The individual telescopes involved are; ALMA, APEX, the IRAM 30-meter Telescope, the IRAM NOEMA Observatory, the James Clerk Maxwell Telescope (JCMT), the Large Millimeter Telescope Alfonso Serrano (LMT), the Submillimeter Array (SMA), the Submillimeter Telescope (SMT), the South Pole Telescope (SPT), the Kitt Peak Telescope, and the Greenland Telescope (GLT).
The EHT Collaboration consists of 13 stakeholder institutes; the Academia Sinica Institute of Astronomy and Astrophysics, the University of Arizona, the University of Chicago, the East Asian Observatory, Goethe-Universitaet Frankfurt, Institut de Radioastronomie Millimétrique, Large Millimeter Telescope, Max Planck Institute for Radio Astronomy, MIT Haystack Observatory, National Astronomical Observatory of Japan, Perimeter Institute for Theoretical Physics, Radboud University and the Smithsonian Astrophysical Observatory.

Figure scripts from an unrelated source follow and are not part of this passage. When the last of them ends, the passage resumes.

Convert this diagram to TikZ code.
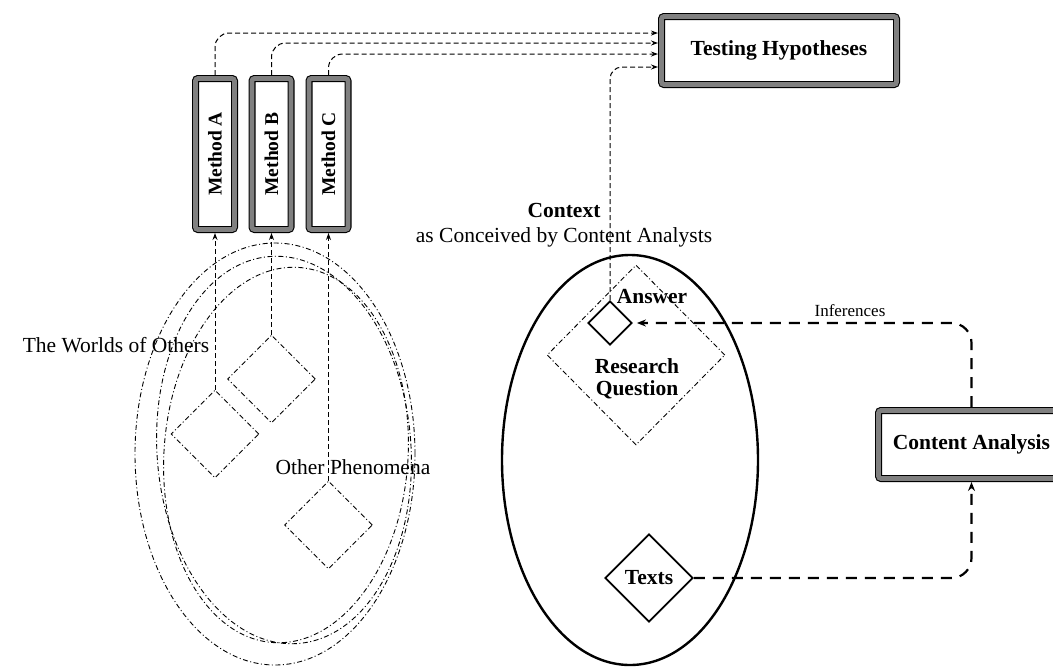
\documentclass[tikz,border=0pt]{standalone}
\usepackage{fontspec}
\setmainfont{Liberation Serif}
\usetikzlibrary{shapes.geometric,arrows.meta,calc}

\begin{document}
\begin{tikzpicture}[x=1pt,y=-1pt,
  txt/.style={font=\fontsize{21.5}{23}\selectfont, inner sep=0pt},
  txtb/.style={font=\fontsize{21.5}{22}\selectfont\bfseries, inner sep=0pt},
  framebox/.style={draw=black, line width=1.1pt, double=black!50, double distance=4.8pt,
    rounded corners=2.5pt, outer sep=3.5pt, inner sep=0pt, fill=white,
    font=\fontsize{21.5}{23}\selectfont\bfseries},
  methodbox/.style={framebox, minimum width=39pt, minimum height=151pt,
    font=\fontsize{19.5}{21}\selectfont\bfseries},
  dashdot/.style={line width=0.9pt, dash pattern=on 5pt off 2.5pt on 1pt off 2.5pt},
  world/.style={diamond, draw, dashdot, inner sep=0pt, minimum width=88pt, minimum height=88pt},
  solidgem/.style={diamond, draw, line width=1.8pt, inner sep=0pt},
  conn/.style={line width=1pt, dash pattern=on 5pt off 3pt,
    -{Stealth[length=7pt,width=5pt]}},
  flow/.style={line width=2.2pt, dash pattern=on 11pt off 8pt, rounded corners=20pt,
    -{Stealth[length=9pt,width=7pt]}}
]
\useasboundingbox (0,0) rectangle (1053,667);

% target box and the three methods
\node[framebox, minimum width=235pt, minimum height=68pt] (TH) at (779,50.5) {Testing Hypotheses};
\node[methodbox] (mA) at (215,154) {\rotatebox{90}{Method A}};
\node[methodbox] (mB) at (271.5,154) {\rotatebox{90}{Method B}};
\node[methodbox] (mC) at (328.5,154) {\rotatebox{90}{Method C}};

% entry points on the left side of the target box
\coordinate (t1) at ($(TH.north west)!0.267!(TH.south west)$);
\coordinate (t2) at ($(TH.north west)!0.40!(TH.south west)$);
\coordinate (t3) at ($(TH.north west)!0.547!(TH.south west)$);
\coordinate (t4) at ($(TH.north west)!0.72!(TH.south west)$);

% the worlds of others
\node[ellipse, draw, dashdot, minimum width=280pt, minimum height=422pt] (w1) at (275,454) {};
\node[ellipse, draw, dashdot, minimum width=254pt, minimum height=388pt, rotate=4] (w2) at (284,450) {};
\node[ellipse, draw, dashdot, minimum width=244pt, minimum height=376pt, rotate=-4] (w3) at (286,455) {};
\node[world] (wA) at (215,434) {};
\node[world] (wB) at (271.5,379) {};
\node[world] (wC) at (328.5,525) {};
\node[txt] (worlds) at (116,345) {The Worlds of Others};
\node[txt] (other) at (353,467) {Other Phenomena};

% context of the content analyst
\node[ellipse, draw, line width=2.4pt, minimum width=256pt, minimum height=410pt] (ctx) at (630,460) {};
\node[txt, align=center, font=\fontsize{21.5}{25}\selectfont] (ctxt) at (564,225)
  {\textbf{Context}\\as Conceived by Content Analysts};
\node[diamond, draw, dashdot, inner sep=0pt, minimum width=178pt, minimum height=180pt] (rq) at (636,355) {};
\node[txtb, align=center] (rqt) at (637,379) {Research\\Question};
\node[solidgem, minimum width=44pt, minimum height=44pt] (ans) at (610,323) {};
\node[txtb] (anst) at (652,297) {Answer};
\node[solidgem, minimum width=88pt, minimum height=88pt, font=\fontsize{21.5}{23}\selectfont\bfseries] (tx) at (649,578) {Texts};

% content analysis
\node[framebox, minimum width=186pt, minimum height=68pt] (CA) at (971.5,444.5) {Content Analysis};

% methods feeding the hypothesis test
\draw[conn] (wA.north) -- (mA.south);
\draw[conn] (wB.north) -- (mB.south);
\draw[conn] (wC.north) -- (mC.south);
\draw[conn, rounded corners=14pt] (mA.north) |- (t1);
\draw[conn, rounded corners=14pt] (mB.north) |- (t2);
\draw[conn, rounded corners=14pt] (mC.north) |- (t3);
\draw[conn, rounded corners=12pt] (ans.north) |- (t4);

% the analytical path
\draw[flow, shorten >=4pt] (CA.north) |- (ans.east);
\draw[flow] (tx.east) -| (CA.south);
\node[font=\fontsize{17}{19}\selectfont, inner sep=0pt] (inf) at (850,311) {Inferences};
\end{tikzpicture}
\end{document}
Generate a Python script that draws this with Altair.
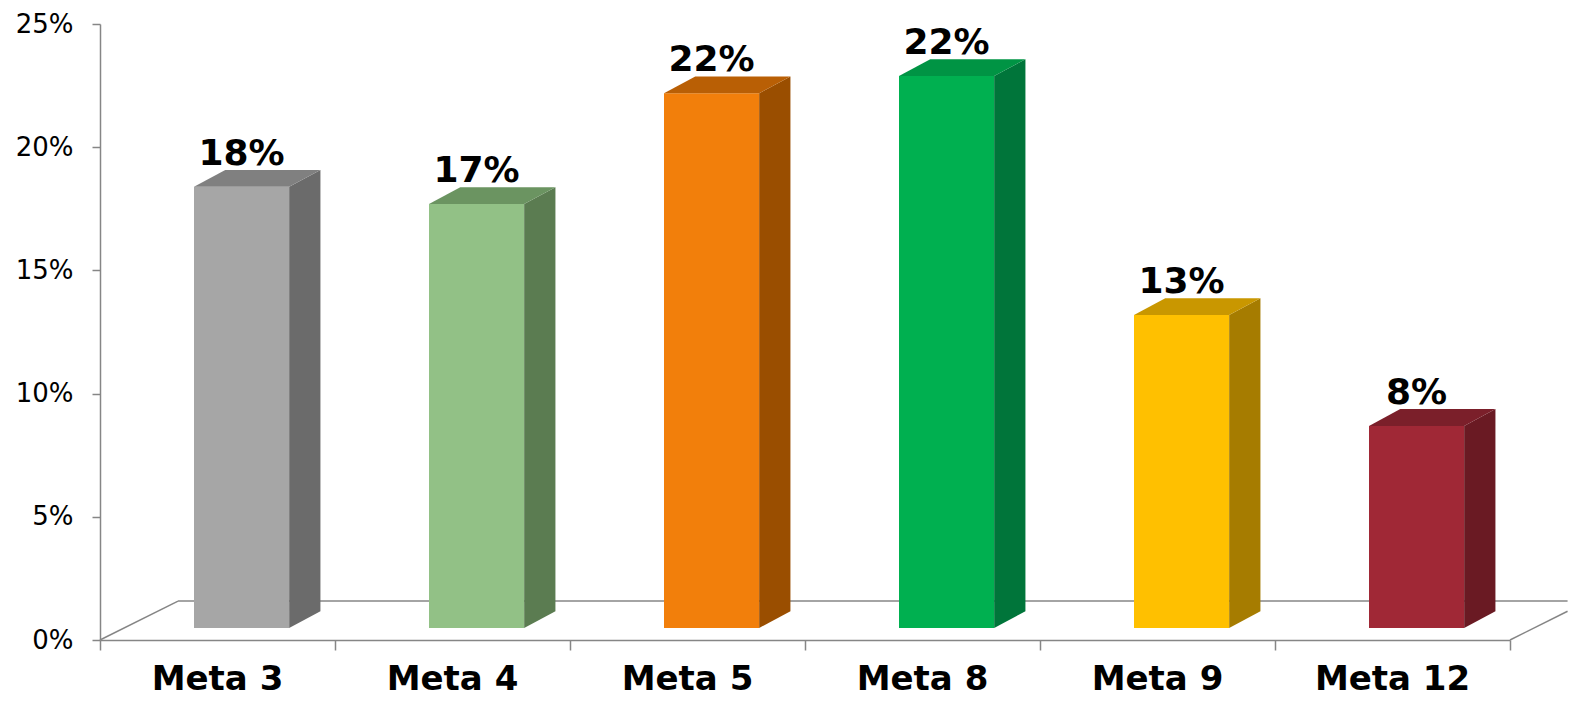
import altair as alt
import pandas as pd

# ---- data ----
categories = ["Meta 3", "Meta 4", "Meta 5", "Meta 8", "Meta 9", "Meta 12"]
values = [0.179, 0.172, 0.217, 0.224, 0.127, 0.082]
front_colors = ["#A6A6A6", "#92C186", "#F27F0B", "#00B050", "#FFC000", "#A02836"]
side_colors = ["#6B6B6B", "#5B7C51", "#9A4E00", "#00753A", "#A67C00", "#6A1A23"]
top_colors = ["#808080", "#6B9461", "#B95F05", "#009444", "#C99700", "#7B1F2A"]
y_ticks = [0, 0.05, 0.10, 0.15, 0.20, 0.25]

# ---- 3D style constants (in scale units) ----
FL, FR = 0.40, 0.805        # front face within each category slot
DX = 0.133                  # depth, horizontal (category units)
BASE = 0.0049               # bars stand slightly above the front floor edge
DY = 0.0068                 # depth, vertical (value units)
FDX, FD = 0.332, 0.0158     # floor depth
XEND = 6.245

W, H = 1410, 616
N = len(categories)

front = pd.DataFrame({
    "cat": categories,
    "x": [i + FL for i in range(N)],
    "x2": [i + FR for i in range(N)],
    "y": [BASE] * N,
    "y2": [v + BASE for v in values],
    "color": front_colors,
    "v": values,
    "cx": [i + (FL + FR) / 2 for i in range(N)],
    "ly": [v + BASE + DY for v in values],
    "lx": [i + 0.5 for i in range(N)],
})

side_rows, top_rows = [], []
for i, (c, v) in enumerate(zip(categories, values)):
    side_rows.append({"cat": c, "x": i + FR, "y": BASE, "y2": v + BASE, "color": side_colors[i]})
    side_rows.append({"cat": c, "x": i + FR + DX, "y": BASE + DY, "y2": v + BASE + DY, "color": side_colors[i]})
    top_rows.append({"cat": c, "y": v + BASE, "x": i + FL, "x2": i + FR, "color": top_colors[i]})
    top_rows.append({"cat": c, "y": v + BASE + DY, "x": i + FL + DX, "x2": i + FR + DX, "color": top_colors[i]})
side = pd.DataFrame(side_rows)
top = pd.DataFrame(top_rows)

floor = pd.DataFrame({
    "seg": ["a", "a", "b", "b", "c", "c"],
    "x": [0, FDX, FDX, XEND, N, XEND],
    "y": [0, FD, FD, FD, 0, FD * (XEND - N) / FDX],
})

GRAY = "#868686"
FONT = "DejaVu Sans"
xscale = alt.Scale(domain=[0, N], nice=False, zero=False)
yscale = alt.Scale(domain=[0, 0.25], nice=False)
xaxis = alt.Axis(values=list(range(N + 1)), labels=False, title=None, grid=False,
                 tickSize=10, tickColor=GRAY, domainColor=GRAY, tickWidth=1.5, domainWidth=1.5)
yaxis = alt.Axis(values=y_ticks, format=".0%", title=None, grid=False, tickSize=8,
                 tickColor=GRAY, domainColor=GRAY, tickWidth=1.5, domainWidth=1.5,
                 labelFont=FONT, labelFontSize=26, labelColor="black", labelPadding=19)

floor_layer = alt.Chart(floor).mark_line(color=GRAY, strokeWidth=1.5).encode(
    x=alt.X("x:Q", scale=xscale, axis=xaxis),
    y=alt.Y("y:Q", scale=yscale, axis=yaxis),
    detail="seg:N",
)

front_layer = alt.Chart(front).mark_rect().encode(
    x=alt.X("x:Q", scale=xscale, axis=xaxis),
    x2="x2:Q",
    y=alt.Y("y:Q", scale=yscale, axis=yaxis),
    y2="y2:Q",
    color=alt.Color("color:N", scale=None),
)

side_layer = alt.Chart(side).mark_area(orient="vertical").encode(
    x=alt.X("x:Q", scale=xscale, axis=xaxis),
    y=alt.Y("y:Q", scale=yscale, axis=yaxis),
    y2="y2:Q",
    color=alt.Color("color:N", scale=None),
    detail="cat:N",
)

top_layer = alt.Chart(top).mark_area(orient="horizontal").encode(
    y=alt.Y("y:Q", scale=yscale, axis=yaxis),
    x=alt.X("x:Q", scale=xscale, axis=xaxis),
    x2="x2:Q",
    color=alt.Color("color:N", scale=None),
    detail="cat:N",
)

value_labels = alt.Chart(front).mark_text(
    font=FONT, fontSize=36, fontWeight="bold", color="black",
    baseline="alphabetic", align="center", dy=-5,
).encode(
    x=alt.X("cx:Q", scale=xscale, axis=xaxis),
    y=alt.Y("ly:Q", scale=yscale, axis=yaxis),
    text=alt.Text("v:Q", format=".0%"),
)

cat_labels = alt.Chart(front).mark_text(
    font=FONT, fontSize=34, fontWeight="bold", color="black",
    baseline="alphabetic", align="center",
).encode(
    x=alt.X("lx:Q", scale=xscale, axis=xaxis),
    y=alt.value(H + 50),
    text="cat:N",
)

chart = alt.layer(
    floor_layer, front_layer, side_layer, top_layer, value_labels, cat_labels
).properties(
    width=W, height=H,
    autosize="none",
    padding={"left": 92, "top": 16, "right": 58, "bottom": 60},
).configure_view(stroke=None)

chart.save("out.html", embed_options={"renderer": "svg", "actions": False})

The Joint Institute for VLBI ERIC
The Joint Institute for VLBI ERIC (JIVE) has contributed to the calibration of data from the EHT observations, in particular by implementing new VLBI software together with the team at Radboud University. JIVE is an international institute based in the Netherlands that provides support, conducts leading research and forwards technical development in the field of radio astronomy. Its primary mission is to operate and develop a powerful supercomputer, known as the correlator, which processes data from the European VLBI Network (EVN) - an array of radio telescopes located across the globe. JIVE is funded by six member countries: the Netherlands, France, Latvia, Spain, Sweden and the United Kingdom; it is also supported by four participating research institutes: the National Astronomical Observatories of China, the Max Planck Institute for Radio Astronomy, the Italian National Institute of Astrophysics and the National Research Foundation. JIVE is hosted at the offices of the Netherlands Institute for Radio Astronomy (ASTRON) in the Netherlands.
JIVE acknowledges the funding received for this work under the European Research Council programme BlackHoleCam, grant agreement number 610058.